105 thoughts on “Stanley Yankeeball”

  1. Maraschino is an atomic cherry; as they don’t grow on trees you’d best be wary.

    Baseball is somewhat like cricket, but with even more standing around and scratching.

  2. Obviously never seen a village cricket match.

    Sorry to miss the jump, was aiming at a three and a half and hands off landing on the jump bike. Please let me know when the next one is approaching, so the ambulance ban be booked.

  3. Wow, Nxxx… you cyclists are a tough breed.

    “Ambulances?! Who needs ambulances? So what if I crash? No matter… all I need is a spare inner tube for a tourniquet and I’m good to go. So just ban the ambulances… ban them, I say!”

  4. Rectum?!? Dang near KILLED him!!!!

    HAHAHAHAHAHAHAHAHAHHA
    hahahahaha
    haha

    ha

    *sniff*

    I’m ok now, thanks.

  5. My representation, Frank Lee and Earnest Lee of the firm Pester, Harry, & Bother, are standing by in the event that one of you cares to insult me.

  6. Your mother was a hamster and your father smelled of elderberries!

    Now go, or my Pants™ shall taunt you a second time!

  7. Sorry Huh?,your fake French accent needs working on and say it louder as I couldn’t hear it over my coconut shells.

  8. Messers Fuccum & Runne have reviewed my case and decided that I should demand…

    …A SHRUBBERY!

  9. Can recommend “Shrubbery ‘R’ Uz”.

    They installed the best bath shrubbery I’ve ever seen. Slight problems with the vulture mosquitos it attracted but Del has promised to remove them.

  10. Using a spectroscope, they are drinking a sulphuric acid cola mix.

    Del, you been up to mischief again?

  11. I see that there’s a fire blazing behind them.

    I guess this pictureust have been taken in London.

  12. Benny,

    We really haven’t heard from them since this all started. Maybe they’re too busy boozing up and rioting. 🙂 (to borrow from Milk & Cheese).

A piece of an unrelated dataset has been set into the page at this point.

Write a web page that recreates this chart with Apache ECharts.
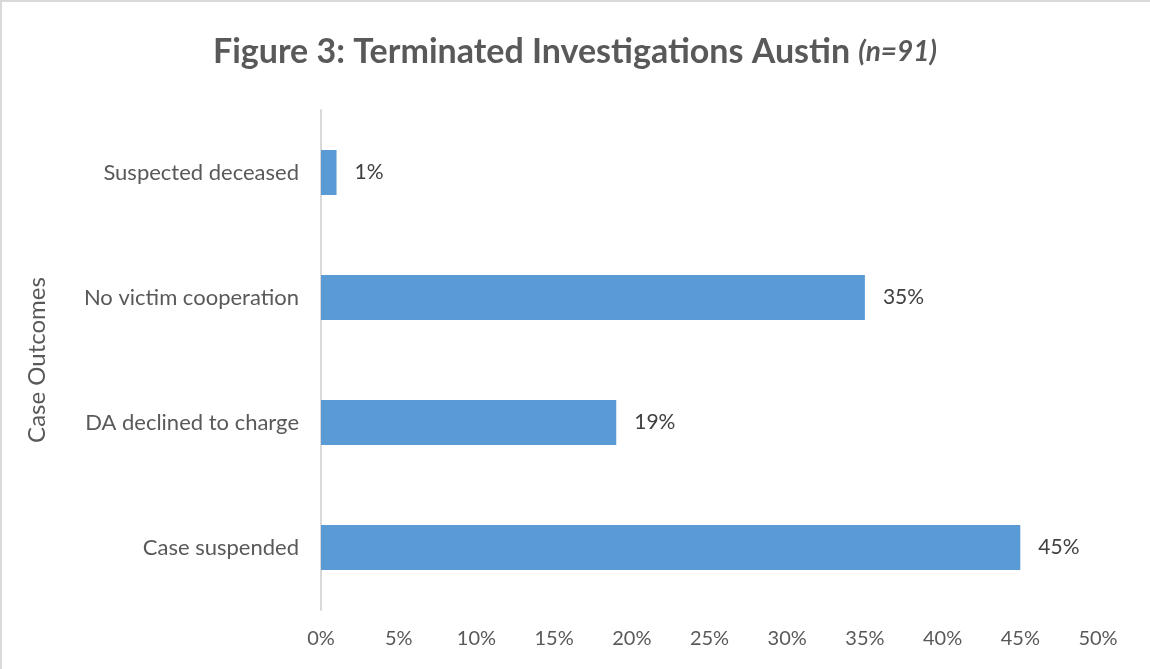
<!DOCTYPE html>
<html>
<head>
<meta charset="utf-8">
<script src="https://cdn.jsdelivr.net/npm/echarts@6/dist/echarts.min.js"></script>
<style>
html,body{margin:0;padding:0;background:#fff;}
#chart{width:1150px;height:669px;}
</style>
</head>
<body>
<div id="chart"></div>
<script>
const categories = ["Case suspended", "DA declined to charge", "No victim cooperation", "Suspected deceased"];
const values = [45, 19, 35, 1];
const xTicks = [0, 5, 10, 15, 20, 25, 30, 35, 40, 45, 50];
const titleMain = "Figure 3: Terminated Investigations Austin ";
const titleSub = "(n=91)";
const yAxisName = "Case Outcomes";

const FONT = "Lato";
const chart = echarts.init(document.getElementById('chart'), null, {renderer: 'canvas'});
chart.setOption({
  backgroundColor: '#ffffff',
  animation: false,
  graphic: [{
    type: 'rect', shape: {x: 1, y: 1, width: 1160, height: 680},
    style: {fill: 'none', stroke: '#d9d9d9', lineWidth: 2}, silent: true
  }],
  title: {
    text: '{a|' + titleMain + '}{b|' + titleSub + '}',
    left: 'center',
    top: 30,
    textStyle: {
      rich: {
        a: {fontFamily: FONT, fontWeight: 'bold', fontSize: 34, color: '#595959'},
        b: {fontFamily: FONT, fontWeight: 'bold', fontStyle: 'italic', fontSize: 28, color: '#595959'}
      }
    }
  },
  grid: {left: 321, right: 52, top: 110, bottom: 59, containLabel: false},
  xAxis: {
    type: 'value',
    min: xTicks[0],
    max: xTicks[xTicks.length - 1],
    interval: 5,
    axisLine: {show: false},
    axisTick: {show: false},
    splitLine: {show: false},
    axisLabel: {
      formatter: v => v + '%',
      fontFamily: FONT, fontSize: 20, color: '#595959', margin: 19
    }
  },
  yAxis: {
    type: 'category',
    data: categories,
    name: yAxisName,
    nameLocation: 'middle',
    nameRotate: 90,
    nameGap: 272,
    nameTextStyle: {fontFamily: FONT, fontSize: 24, color: '#595959'},
    axisLine: {show: true, lineStyle: {color: '#d9d9d9', width: 2}},
    axisTick: {show: false},
    axisLabel: {fontFamily: FONT, fontSize: 22, color: '#595959', margin: 22}
  },
  series: [{
    type: 'bar',
    data: values,
    barWidth: 45,
    itemStyle: {color: '#5b9bd5'},
    label: {
      show: true,
      position: 'right',
      distance: 18,
      formatter: p => p.value + '%',
      fontFamily: FONT, fontSize: 21, color: '#404040'
    }
  }]
});
</script>
</body>
</html>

    Is it wrong to be listening to “London Calling” by The Clash?

  13. Thought I’d given up smoking but here in Croydon, we’ve all taken it up again.

    BTW:-Happy whatever your holiday is this weekend.

  14. Nxxx,

    I saw the pictures of Croydon burning this morning, and thought it was good that I didn’t win that Croydon mayoralty election we had here some time ago.

    Also, my birthday was last weekend. Still not a national holiday yet.

    Benny — Every day is debt day.

  15. So, Croydon is less leafy now?

    Nxxx, while you are looting, try to pick up a wicker rocker for me, so I can upgrade my patio. Thanks.

  16. Sorry Ace, some swine petrol bombed it.

    Received a 150 mm Newtonian yesterday and incredibly grateful that Croydon does not have an astronomical shop.

  17. Evening all.

    Just got back from a week’s holiday in sleepy seaside tat-fest Hastings. Haven’t picked up a paper or turned on the telly for a week, let me tell you.

    Soooo . . . did I miss anything?

  18. Oh that’s good.

    Er . . . why are you carrying three boxed PS3s and a Best of Vanilla Ice CD, Steve?

    And are those glittery bits shards of broken glass?

    Goodness!

  19. Yo, busted. Don’t grass mi to de Feds.

    Seriously: ‘Feds’. Reading the idiotic texts sent by the muppets involved has been by far the most amusing element of proceedings. All those sad little white middle-class boys freshly back from ‘Glasto’ trying to sound ‘gangsta’ when tippy-tapping the Blackberry mummy got them for Chrissymas. There’s the case for allowing The Man to read private mails right there: they should publish them, in fact.

  20. Benny, he wrote, strapping on the padded suit and parachute, I bloody well don’t swear/

    Ah, I see what you mean, the focal length/aperture ratio

    f5 Celestron Omni XLT but where are the XLT coatings on a Newt?

    Braces for the expected G force and presses “Post”.